◆ INSTRUCTIONS FOR THE TASK:
Restate, exactly and without pictures, the lines from the start of the listing below through the line holding "import plotly.graph_objects as go".

◆ GIVEN DATA:
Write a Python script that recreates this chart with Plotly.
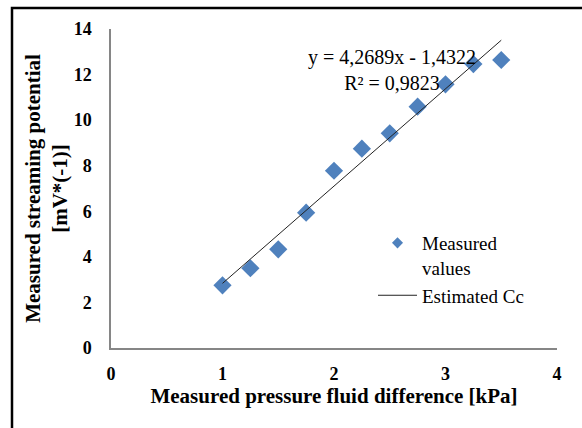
import plotly.graph_objects as go

# Measured data
pressure_kpa = [1.0, 1.25, 1.5, 1.75, 2.0, 2.25, 2.5, 2.75, 3.0, 3.25, 3.5]
streaming_mv = [2.75, 3.5, 4.33, 5.94, 7.78, 8.75, 9.42, 10.59, 11.57, 12.46, 12.64]

# Linear fit reported on the chart
SLOPE = 4.2689
INTERCEPT = -1.4322
R_SQUARED = 0.9823
fit_x = [1.0, 3.5]
fit_y = [SLOPE * x + INTERCEPT for x in fit_x]

x_ticks = [0, 1, 2, 3, 4]
y_ticks = [0, 2, 4, 6, 8, 10, 12, 14]

SERIF = "Liberation Serif, Times New Roman, serif"
BLUE = "#4F81BD"
AXIS_GREY = "#868686"

W, H = 582, 428
ML, MR, MT, MB = 111, 25, 29, 80
PW, PH = W - ML - MR, H - MT - MB


def px_x(p):
    return (p - ML) / PW


def px_y(p):
    return (H - MB - p) / PH


fig = go.Figure()

fig.add_trace(go.Scatter(
    x=pressure_kpa, y=streaming_mv,
    mode="markers",
    name="Measured<br>values",
    showlegend=False,
    marker=dict(symbol="diamond", size=14, color=BLUE, line=dict(width=0)),
))

# legend entry for the measured series, with a smaller key symbol
fig.add_trace(go.Scatter(
    x=[None], y=[None],
    mode="markers",
    name="Measured<br>values",
    marker=dict(symbol="diamond", size=8.5, color=BLUE, line=dict(width=0)),
))

fig.add_trace(go.Scatter(
    x=fit_x, y=fit_y,
    mode="lines",
    name="Estimated Cc",
    line=dict(color="#222222", width=1),
))

fmt = lambda v: f"{v:.4f}".replace(".", ",")
sign = "-" if INTERCEPT < 0 else "+"
eq_text = (f"y = {fmt(SLOPE)}x {sign} {fmt(abs(INTERCEPT))}<br>"
           f"R² = {fmt(R_SQUARED)}")

fig.add_annotation(
    x=px_x(392), y=px_y(70), xref="paper", yref="paper",
    text=eq_text, showarrow=False, align="center",
    xanchor="center", yanchor="middle",
    font=dict(family=SERIF, size=20, color="black"),
)

# Outer chart frame
fig.add_shape(
    type="rect", xref="paper", yref="paper",
    x0=px_x(12), x1=px_x(620), y0=px_y(470), y1=px_y(8),
    line=dict(color="black", width=2.5), fillcolor="rgba(0,0,0,0)",
    layer="above",
)

fig.update_layout(
    width=W, height=H,
    margin=dict(l=ML, r=MR, t=MT, b=MB),
    paper_bgcolor="white", plot_bgcolor="white",
    font=dict(family=SERIF, color="black"),
    showlegend=True,
    legend=dict(
        x=px_x(373), y=px_y(224), xanchor="left", yanchor="top",
        font=dict(family=SERIF, size=19, color="black"),
        bgcolor="rgba(0,0,0,0)", itemwidth=39, valign="top",
        tracegroupgap=0,
    ),
    xaxis=dict(
        range=[0, 4], tickvals=x_ticks, ticktext=[str(v) for v in x_ticks],
        showgrid=False, zeroline=False,
        showline=True, linecolor=AXIS_GREY, linewidth=1.5,
        ticks="", ticklabelstandoff=9,
        tickfont=dict(family=SERIF, size=18, color="black", weight="bold"),
        title=dict(text="<b>Measured pressure fluid difference [kPa]</b>",
                   font=dict(family=SERIF, size=21, color="black"),
                   standoff=4),
    ),
    yaxis=dict(
        range=[0, 14], tickvals=y_ticks, ticktext=[str(v) for v in y_ticks],
        showgrid=False, zeroline=False,
        showline=True, linecolor=AXIS_GREY, linewidth=1.5,
        ticks="", ticklabelstandoff=14,
        tickfont=dict(family=SERIF, size=18, color="black", weight="bold"),
        title=dict(text="<b>Measured streaming potential<br>[mV*(-1)]</b>",
                   font=dict(family=SERIF, size=21, color="black"),
                   standoff=0),
    ),
)

fig.write_html("out.html")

◆ EXPECTED OUTPUT:
Write a Python script that recreates this chart with Plotly.
import plotly.graph_objects as go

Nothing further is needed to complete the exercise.